Мужчина знал, что все это значит. Знал, что кроется в их напряженных жестах, во внешне вежливых церемониальных ответах, в застольной беседе, в том, как они следили за передвижениями княжича по пиршественной зале. Охотники видели силу, причем темную и в большом количестве, и это красноречиво сквозило в их взглядах. Вот зачем они здесь.

Ловчие были тем родом, который защищал долину от тёмных и нечисти. В своё время такого добра немало водилось за холмами и в окрестных лесах. Охотники, обладая особым зрением и восприятием, мгновенно угадывали наличие даже капли силы. Когда в долине рождался ребёнок – неважно в семье фермера, ремесленника или в дальних южных селениях у старообрядцев – к младенцу звали ловчего, чтобы тот посмотрел ребёнка. Если в новорожденном были зачатки искры, светлого начала, то семья переезжала в род целителей. Это считалось очень почетным. Такую семью уважали, одаривали. Ребёнок рос и, освоив необходимые навыки, становился полноправным целителем.

Если же у младенца видели тёмные задатки, Ловчий забирал у ребенка силу, а семье больше не разрешалось иметь детей. Обряд отнятия был очень болезненным как для охотника, так и для носителя. И чем больше у ребенка силы, тем больше была вероятность того, что он не выживет после обряда. Часто родители скрывали рождение таких детей, чем нарушали предписанный строгий закон.
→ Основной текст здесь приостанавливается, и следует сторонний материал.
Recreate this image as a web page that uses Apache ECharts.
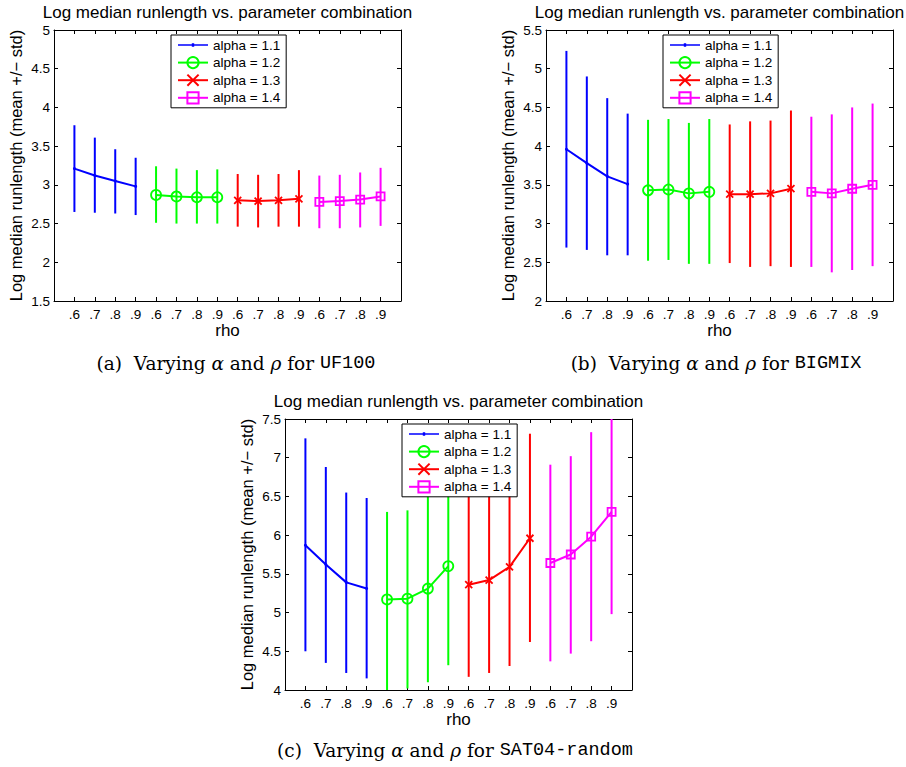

Раньше в долине было больше силы. Дети рождались с ней довольно часто. Но постепенно искра, как и тёмное начало, стали вырождаться, теряясь в следующих поколениях, рассеивалась крупицами такими мелкими, что порой Ловчим, жадным до силы нечего было отбирать. В селениях целителей все меньше становилось тех, кто нес в себе искру с рождения. В последнее время знания стали передаваться через опыт, а не кровь. А уж рождение чистокровного светлого или тёмного ребёнка с большими способностями стало настолько редким явлением, что Ловчие скулили от боли, когда с непривычки забирали силу у малышей.

В своё время княгиня запретила показывать дитя Ловчим, ибо чувствовала сердцем, кого родила. Боялась, что обряд отнятия вместе с силой заберет и жизнь её сына. Поддавшись уговорам жёны и страху за наследника, Олаф нарушил закон. И теперь Охотники, почуяв темную суть, прибыли в замок, чтобы убедиться воочию. То, что они увидели, повергло в шок даже старших из них. Живое воплощение волка сидело за столом, ходило по залу, оставляя за собой яркий плотный шлейф, распространяло упоительный запах, исходило клубящейся чёрной дымкой силы в таком количестве, что хватило бы не на один десяток Ловчих.

Олаф видел, как у сидящих за столом трепетали ноздри, а пальцы, сжимавшие кубки нервно подрагивали. Видел, как в глазах зажглась алчная жажда. Цель визита охотников была предельно ясна. Естественно, сначала они попытаются поговорить, поторговаться, ведь он не какой-нибудь старообрядец в глухом южном городище. Он князь, предки которого безраздельно правили в долине не одну сотню лет. Но что, если он не согласится? Что будет, если правитель, требующий соблюдения закона, сам откажется следовать установленным правилам и попытается отстоять силу и жизнь своего единственного ребёнка? Глядя на свою княгиню, сидевшую с таким бледным лицом, что казалось, в нем не осталось ни единой кровинки, Олаф принял решение. Оно было единственно правильным, ибо отцовское сердце другого не допускало. После завершения пира и того, как гости засобирались по домам, князь и Ловчие обменявшись говорящими взглядами, прошли в каминный зал.